David Bernstein remembers Shinzan Roshi

I was fortunate to go on sesshin with Daizan Roshi to Gyokuryuji in 2009. Shinzan Roshi made an immediate impression. Through the brilliance of his teaching, Shinzan Roshi was able to take complex Zen concepts, distil them down and make them personally relevant to everyone in the room. I learnt a great deal during the two weeks I spent at his temple.
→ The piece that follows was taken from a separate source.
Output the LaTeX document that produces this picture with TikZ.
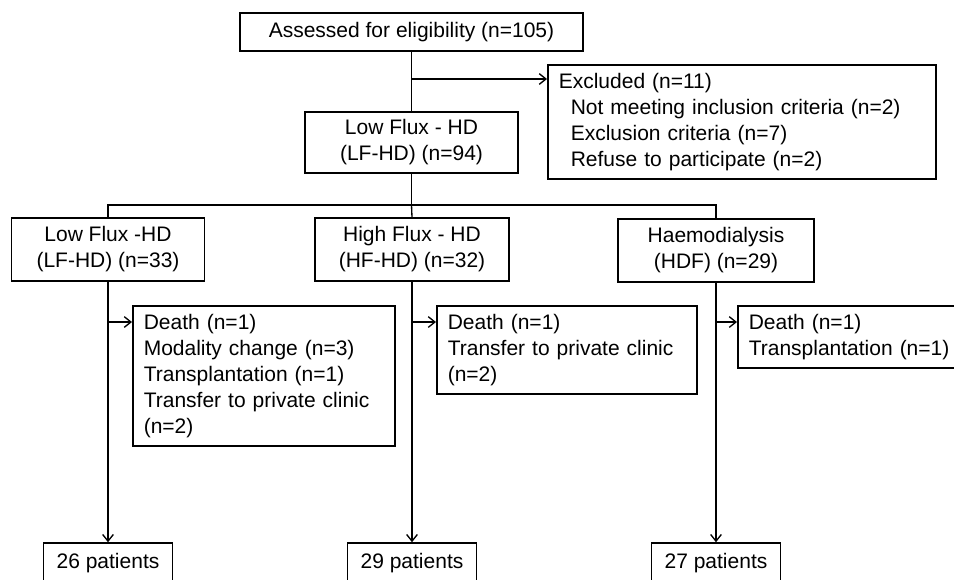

David Bernstein with Shinzan Roshi

David on the left, Daizan Roshi next to him and Shinzan Roshi on the right

I was also struck by how effortlessly Shinzan Roshi could embody any particular role. One day I was working in the temple garden, when I was approached by an old man in gardening clothes. He patiently explained to me how I could use the trowel I was using to pull weeds out of the ground. I assumed he was a temple groundsman. Then it dawned on me – I’d be talking to Shinzan Roshi himself!

Shinzan Roshi took on another guise in the sanzen room. He would be direct, to the point, and quite fearsome. More than one person on the retreat compared him to a samurai warrior. When it was time for us to have sanzen, we would all line up with some degree of trepidation! But on other occasions he would be chatty and relaxed. And when we had to get up early one morning to go to Kyoto, he came out to see us and waved us off with a smile on his face. One of the other retreat participants who was sitting next to me on the bus said that he felt like he’d been seen off by his kind grandfather.

In both his words and actions, Shinzan Roshi was able to fully embody Zen practice. He left a very strong impression on me.